– Rozpoczynamy trwałą współpracę z prezydentem Wałęsą. Będziemy wspólnie angażować się, pomagać panu prezydentowi, korzystając z naszych możliwości samorządowych, lokalnych. Chcemy mówić o Polsce obywatelskiej, o tym jak powinien wyglądać nasz kraj po rządach PiS – mówił podczas konferencji lider PO. Schetyna dodał, że „aby wygrać następne wybory, musimy pracować razem, musimy wykorzystać wielki autorytet prezydenta Wałęsy.” –Będziemy to robić wspólnie wspierając dobre pomysły pana prezydenta, słuchając jego uwag, ocen, komentarzy, korzystając z jego wielkiego potencjału. Jutro PO rozpoczyna akcję obecności w każdym powiecie, będziemy w niektórych spotkania uczestniczyć razem – wyjaśnił.
„Układ mój z KOD-em dobiega końca”
– Układ mój z KOD dobiega końca. Zostało jeszcze sześć spotkań. Prawdopodobnie będzie przedłużony, ale ja lubię dużo pracować, więc włączam się teraz we współpracę z PO. Dam z siebie wszystko, aby dobre elementy razem wykorzystać, a złe razem odrzucić. Nasze biura ustalą harmonogram znany wcześniej, aby Polacy bardziej uczestniczyli w tym, co się w kraju dzieje. Taki jest mój zamiar – wyjaśnił Lech Wałęsa.

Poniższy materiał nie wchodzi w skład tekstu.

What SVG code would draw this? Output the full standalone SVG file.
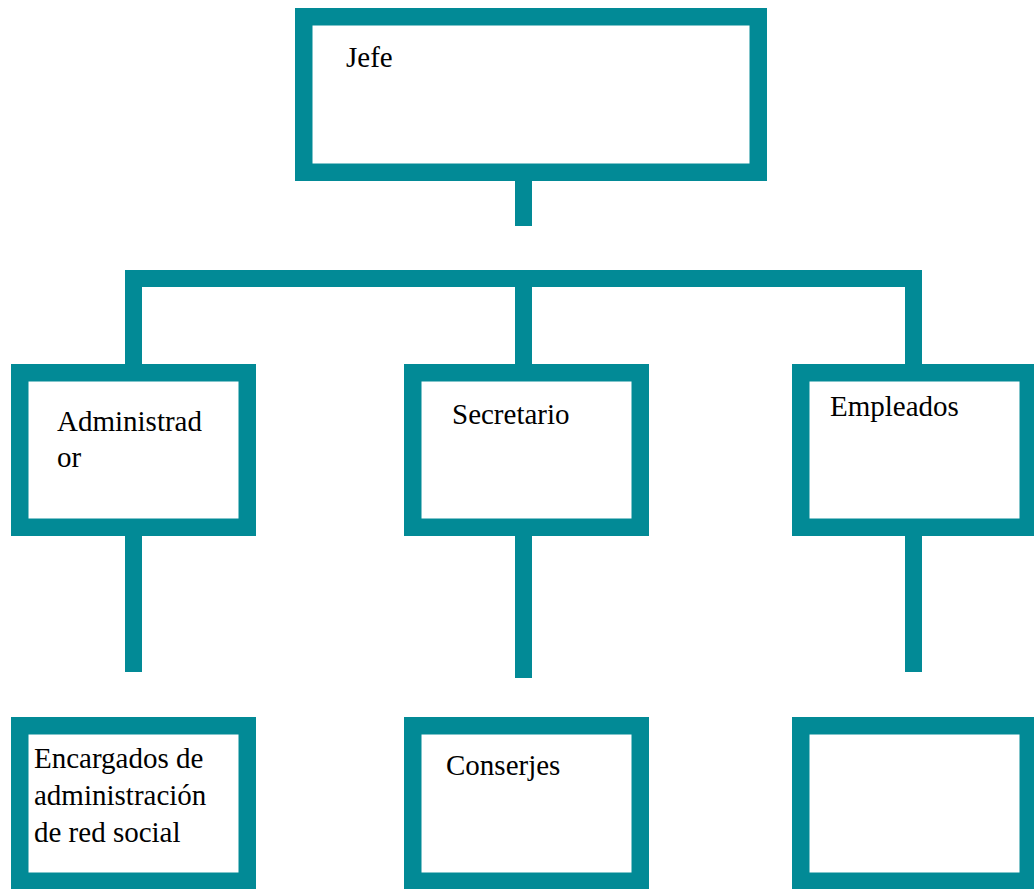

„Ten rząd jest rządem porażki”
Podczas konferencji prasowej politycy ocenili również pierwszy rok rządów Prawa i Sprawiedliwości. –Ten rząd jest rządem porażki. To stracony rok, stracony dla Polski. To rząd, który prowadzi politykę nienawiści. Nienawiści z niezależnością, walki z autorytetami, prezydent Wałęsa jest tego przykładem, ale także Trybunał Konstytucyjny, niezależność sądowa, trójpodział władzy, samorządy, wreszcie wolność kobiet. To wszystko jest dzisiaj na celowniku państwa PiS – stwierdził Schetyna.
„Prezydent Duda abdykował”
Przewodniczący Platformy Obywatelskiej mówił również o „kwestii nieobecności prezydenta Dudy”. – Nie może być tak, że przy ważnych kwestiach prezydent abdykuje, nie jest obecny, nie wypowiada się, nie ma swojego zdania. Aktywności wszystkie ministra Macierewicza horrendalne, rujnujące nasz kraj, nie spotykają się z żadną odpowiedzią prezydenta. Prezydent Duda abdykował. Jest notariuszem państwa PiS i to jest kompromitujące – tłumaczył polityk.
W opinii Lecha Wałęsy jeśli „wyciągniemy wnioski z tego, co PiS robi źle, poprawimy elementy, które oni rujnują, to naprawdę Polska będzie jutro dużo lepiej wyglądała”. – Powtarzam, że mamy luki w konstytucji, w przepisach. Jak mogło do tego dojść, że jakaś część uważa, że każdy rząd może wszystko zmieniać? A druga część uważa, że nie. Musimy te elementy wypunktować, żeby jutro nie zdarzyły nam się takie przypadki na drodze do demokracji – stwierdził były prezydent.